#### [What is required]
Give every line back verbatim, dropping all images.

#### [Information provided]
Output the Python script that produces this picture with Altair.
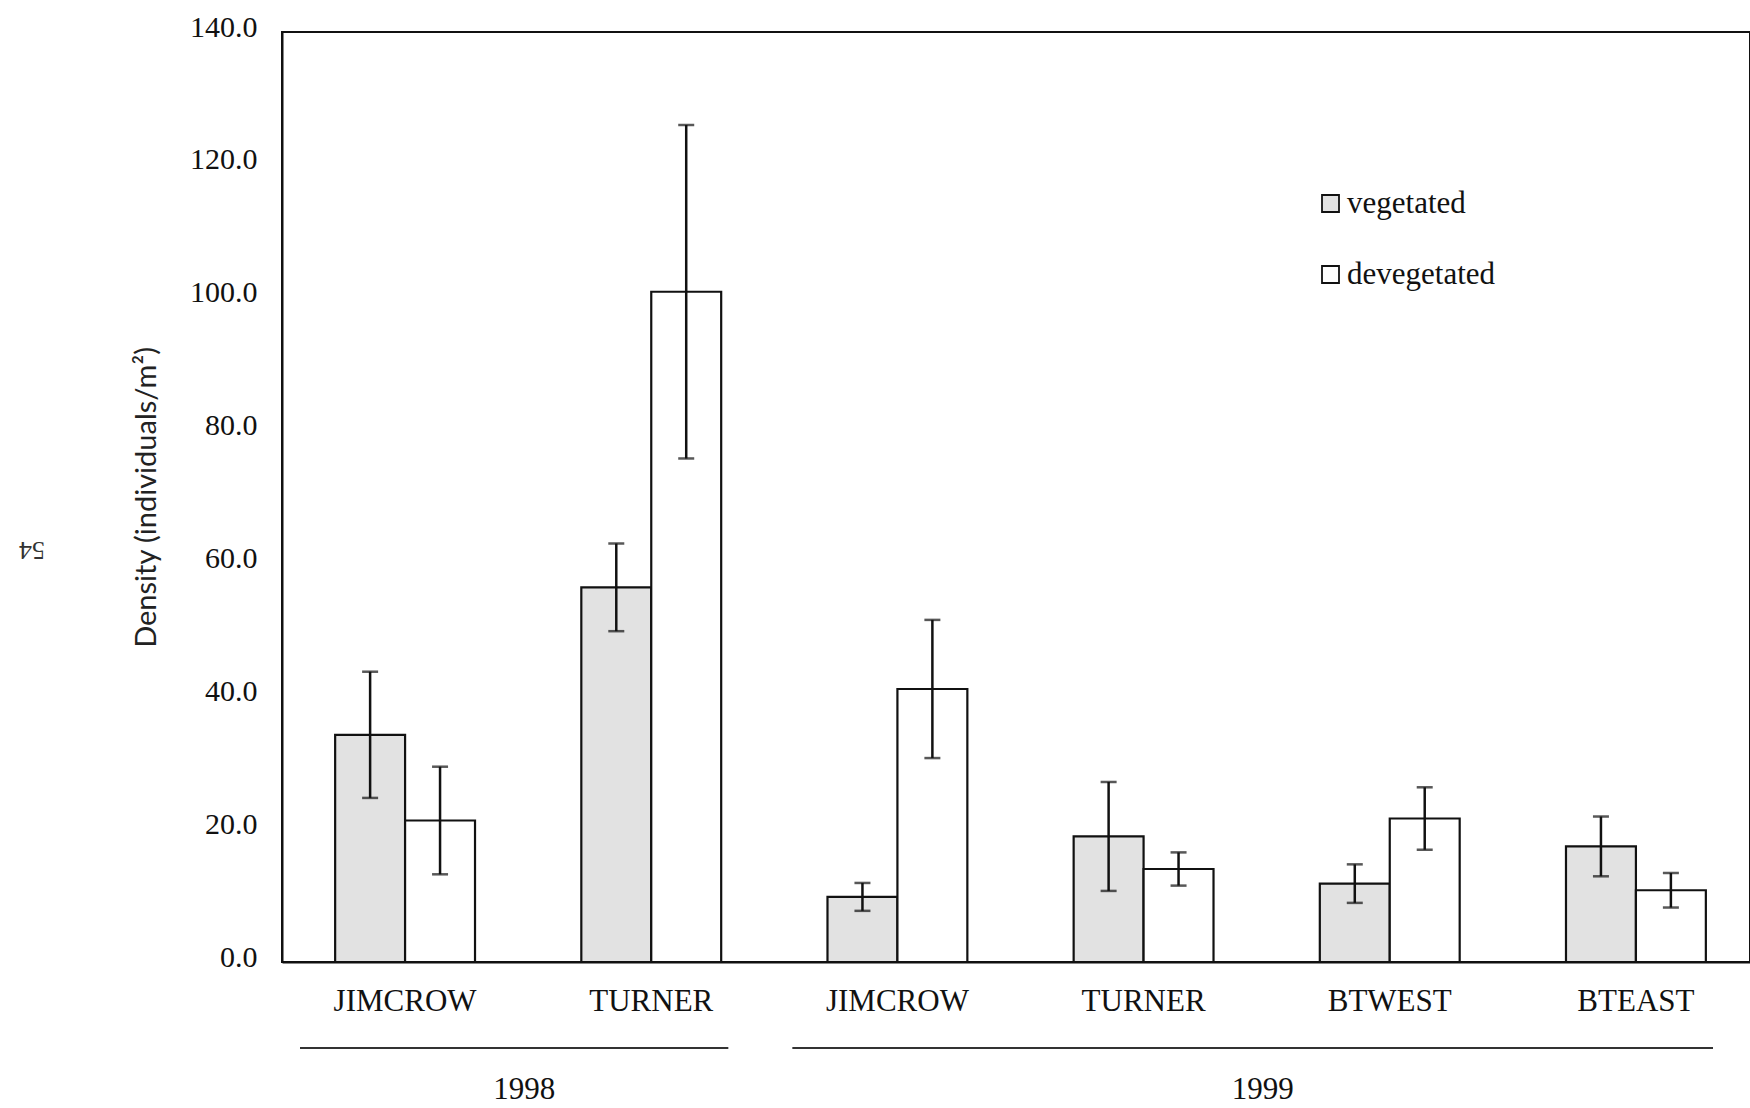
import altair as alt
import pandas as pd

# Mean density (individuals/m²) and standard error per site, by treatment
years = ["1998", "1998", "1999", "1999", "1999", "1999"]
sites = ["JIMCROW", "TURNER", "JIMCROW", "TURNER", "BTWEST", "BTEAST"]
veg_mean = [34.2, 56.4, 9.8, 18.9, 11.8, 17.4]
veg_se = [9.5, 6.6, 2.1, 8.2, 2.9, 4.5]
deveg_mean = [21.3, 100.9, 41.1, 14.0, 21.6, 10.8]
deveg_se = [8.1, 25.1, 10.4, 2.5, 4.7, 2.6]

treatments = ["vegetated", "devegetated"]
treatment_fill = ["#e2e2e2", "#ffffff"]

# Year groupings along the x axis, in site-slot units
year_labels = ["1998", "1999"]
year_first_slot = [0, 2]
year_last_slot = [2, 6]

y_ticks = [0, 20, 40, 60, 80, 100, 120, 140]

SERIF = "Liberation Serif"

keys = [f"{y} {s}" for y, s in zip(years, sites)]
rows = []
for i, k in enumerate(keys):
    for t, m, e in (("vegetated", veg_mean[i], veg_se[i]),
                    ("devegetated", deveg_mean[i], deveg_se[i])):
        rows.append({"key": k, "treatment": t, "mean": m,
                     "lo": m - e, "hi": m + e})
df = pd.DataFrame(rows)
caps = pd.concat([
    df[["key", "treatment", "lo"]].rename(columns={"lo": "cap"}),
    df[["key", "treatment", "hi"]].rename(columns={"hi": "cap"}),
])

year_df = pd.DataFrame({
    "year": year_labels,
    "start": year_first_slot,
    "end": year_last_slot,
})
year_df["mid"] = (year_df["start"] + year_df["end"]) / 2

RANGE_X = [0, 1477]

site_axis = alt.Axis(
    title=None,
    labelExpr="split(datum.label, ' ')[1]",
    labelFont=SERIF,
    labelFontSize=31,
    labelColor="#111111",
    labelAngle=0,
    labelBaseline="alphabetic",
    labelPadding=48,
    labelOverlap=False,
    ticks=False,
    tickSize=0,
    domainColor="#111111",
    domainWidth=2,
)
x_enc = alt.X(
    "key:N",
    sort=keys,
    scale=alt.Scale(range=RANGE_X, paddingInner=0, paddingOuter=0),
    axis=site_axis,
)
xoff = alt.XOffset(
    "treatment:N",
    sort=treatments,
    scale=alt.Scale(domain=treatments, paddingInner=0, paddingOuter=0.76),
)
y_scale = alt.Scale(domain=[0, 140], nice=False)

density_axis = alt.Axis(
    title="Density (individuals/m²)",
    titleFont="Lato",
    titleFontSize=29,
    titleFontWeight="normal",
    titleColor="#222222",
    titleAngle=270,
    titleAlign="center",
    titleBaseline="middle",
    titleX=-136,
    titleY=465,
    values=y_ticks,
    format=".1f",
    labelFont=SERIF,
    labelFontSize=30,
    labelColor="#111111",
    labelPadding=25,
    labelOffset=-5,
    ticks=False,
    tickSize=0,
    grid=False,
    domainColor="#111111",
    domainWidth=2,
)

bars = alt.Chart(df).mark_bar(stroke="#111111", strokeWidth=2.2).encode(
    x=x_enc,
    xOffset=xoff,
    y=alt.Y("mean:Q", scale=y_scale, axis=density_axis),
    fill=alt.Fill(
        "treatment:N",
        sort=treatments,
        scale=alt.Scale(domain=treatments, range=treatment_fill),
        legend=alt.Legend(
            title=None,
            orient="none",
            legendX=1033,
            legendY=156,
            symbolType="square",
            symbolSize=289,
            symbolStrokeColor="#111111",
            symbolStrokeWidth=1.8,
            labelFont=SERIF,
            labelFontSize=31,
            labelColor="#111111",
            labelOffset=1,
            rowPadding=39,
        ),
    ),
)

whiskers = alt.Chart(df).mark_rule(color="#111111", strokeWidth=2.5).encode(
    x=x_enc, xOffset=xoff,
    y=alt.Y("lo:Q", scale=y_scale, axis=density_axis), y2="hi:Q",
)

cap_marks = alt.Chart(caps).mark_tick(
    color="#111111", size=16, thickness=2.5, orient="horizontal"
).encode(
    x=x_enc, xOffset=xoff,
    y=alt.Y("cap:Q", scale=y_scale, axis=density_axis),
)

plot = alt.layer(bars, whiskers, cap_marks)

x_year = alt.Scale(domain=[0, 6], range=RANGE_X, nice=False, zero=False)

year_rules = alt.Chart(year_df).mark_rule(
    color="#333333", strokeWidth=2, xOffset=18, x2Offset=-46
).encode(
    x=alt.X("start:Q", scale=x_year, axis=None),
    x2="end:Q",
    y=alt.value(1016),
)

year_text = alt.Chart(year_df).mark_text(
    font=SERIF, fontSize=31, color="#111111", baseline="alphabetic", dx=-4
).encode(
    x=alt.X("mid:Q", scale=x_year, axis=None),
    y=alt.value(1067),
    text="year:N",
)

page_no = alt.Chart(pd.DataFrame({"page": ["54"]})).mark_text(
    font=SERIF, fontSize=26, color="#333333", angle=180,
    align="center", baseline="middle",
).encode(
    x=alt.value(-250),
    y=alt.value(518),
    text="page:N",
)

chart = alt.layer(plot, alt.layer(year_rules, year_text, page_no)).resolve_scale(
    x="independent"
).properties(
    width=1468,
    height=930,
    autosize=alt.AutoSizeParams(type="none"),
    padding={"left": 282, "top": 32, "right": 0, "bottom": 146},
    background="white",
).configure_view(
    stroke="#111111", strokeWidth=2
)

chart.save("out.html", embed_options={"renderer": "svg", "actions": False})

#### [The reply]
Output the Python script that produces this picture with Altair.
import altair as alt
import pandas as pd

# Mean density (individuals/m²) and standard error per site, by treatment
years = ["1998", "1998", "1999", "1999", "1999", "1999"]
sites = ["JIMCROW", "TURNER", "JIMCROW", "TURNER", "BTWEST", "BTEAST"]
veg_mean = [34.2, 56.4, 9.8, 18.9, 11.8, 17.4]
veg_se = [9.5, 6.6, 2.1, 8.2, 2.9, 4.5]
deveg_mean = [21.3, 100.9, 41.1, 14.0, 21.6, 10.8]
deveg_se = [8.1, 25.1, 10.4, 2.5, 4.7, 2.6]

treatments = ["vegetated", "devegetated"]
treatment_fill = ["#e2e2e2", "#ffffff"]

# Year groupings along the x axis, in site-slot units
year_labels = ["1998", "1999"]
year_first_slot = [0, 2]
year_last_slot = [2, 6]

y_ticks = [0, 20, 40, 60, 80, 100, 120, 140]

SERIF = "Liberation Serif"

keys = [f"{y} {s}" for y, s in zip(years, sites)]
rows = []
for i, k in enumerate(keys):
    for t, m, e in (("vegetated", veg_mean[i], veg_se[i]),
                    ("devegetated", deveg_mean[i], deveg_se[i])):
        rows.append({"key": k, "treatment": t, "mean": m,
                     "lo": m - e, "hi": m + e})
df = pd.DataFrame(rows)
caps = pd.concat([
    df[["key", "treatment", "lo"]].rename(columns={"lo": "cap"}),
    df[["key", "treatment", "hi"]].rename(columns={"hi": "cap"}),
])

year_df = pd.DataFrame({
    "year": year_labels,
    "start": year_first_slot,
    "end": year_last_slot,
})
year_df["mid"] = (year_df["start"] + year_df["end"]) / 2

RANGE_X = [0, 1477]

site_axis = alt.Axis(
    title=None,
    labelExpr="split(datum.label, ' ')[1]",
    labelFont=SERIF,
    labelFontSize=31,
    labelColor="#111111",
    labelAngle=0,
    labelBaseline="alphabetic",
    labelPadding=48,
    labelOverlap=False,
    ticks=False,
    tickSize=0,
    domainColor="#111111",
    domainWidth=2,
)
x_enc = alt.X(
    "key:N",
    sort=keys,
    scale=alt.Scale(range=RANGE_X, paddingInner=0, paddingOuter=0),
    axis=site_axis,
)
xoff = alt.XOffset(
    "treatment:N",
    sort=treatments,
    scale=alt.Scale(domain=treatments, paddingInner=0, paddingOuter=0.76),
)
y_scale = alt.Scale(domain=[0, 140], nice=False)

density_axis = alt.Axis(
    title="Density (individuals/m²)",
    titleFont="Lato",
    titleFontSize=29,
    titleFontWeight="normal",
    titleColor="#222222",
    titleAngle=270,
    titleAlign="center",
    titleBaseline="middle",
    titleX=-136,
    titleY=465,
    values=y_ticks,
    format=".1f",
    labelFont=SERIF,
    labelFontSize=30,
    labelColor="#111111",
    labelPadding=25,
    labelOffset=-5,
    ticks=False,
    tickSize=0,
    grid=False,
    domainColor="#111111",
    domainWidth=2,
)

bars = alt.Chart(df).mark_bar(stroke="#111111", strokeWidth=2.2).encode(
    x=x_enc,
    xOffset=xoff,
    y=alt.Y("mean:Q", scale=y_scale, axis=density_axis),
    fill=alt.Fill(
        "treatment:N",
        sort=treatments,
        scale=alt.Scale(domain=treatments, range=treatment_fill),
        legend=alt.Legend(
            title=None,
            orient="none",
            legendX=1033,
            legendY=156,
            symbolType="square",
            symbolSize=289,
            symbolStrokeColor="#111111",
            symbolStrokeWidth=1.8,
            labelFont=SERIF,
            labelFontSize=31,
            labelColor="#111111",
            labelOffset=1,
            rowPadding=39,
        ),
    ),
)

whiskers = alt.Chart(df).mark_rule(color="#111111", strokeWidth=2.5).encode(
    x=x_enc, xOffset=xoff,
    y=alt.Y("lo:Q", scale=y_scale, axis=density_axis), y2="hi:Q",
)

cap_marks = alt.Chart(caps).mark_tick(
    color="#111111", size=16, thickness=2.5, orient="horizontal"
).encode(
    x=x_enc, xOffset=xoff,
    y=alt.Y("cap:Q", scale=y_scale, axis=density_axis),
)

plot = alt.layer(bars, whiskers, cap_marks)

x_year = alt.Scale(domain=[0, 6], range=RANGE_X, nice=False, zero=False)

year_rules = alt.Chart(year_df).mark_rule(
    color="#333333", strokeWidth=2, xOffset=18, x2Offset=-46
).encode(
    x=alt.X("start:Q", scale=x_year, axis=None),
    x2="end:Q",
    y=alt.value(1016),
)

year_text = alt.Chart(year_df).mark_text(
    font=SERIF, fontSize=31, color="#111111", baseline="alphabetic", dx=-4
).encode(
    x=alt.X("mid:Q", scale=x_year, axis=None),
    y=alt.value(1067),
    text="year:N",
)

page_no = alt.Chart(pd.DataFrame({"page": ["54"]})).mark_text(
    font=SERIF, fontSize=26, color="#333333", angle=180,
    align="center", baseline="middle",
).encode(
    x=alt.value(-250),
    y=alt.value(518),
    text="page:N",
)

chart = alt.layer(plot, alt.layer(year_rules, year_text, page_no)).resolve_scale(
    x="independent"
).properties(
    width=1468,
    height=930,
    autosize=alt.AutoSizeParams(type="none"),
    padding={"left": 282, "top": 32, "right": 0, "bottom": 146},
    background="white",
).configure_view(
    stroke="#111111", strokeWidth=2
)

chart.save("out.html", embed_options={"renderer": "svg", "actions": False})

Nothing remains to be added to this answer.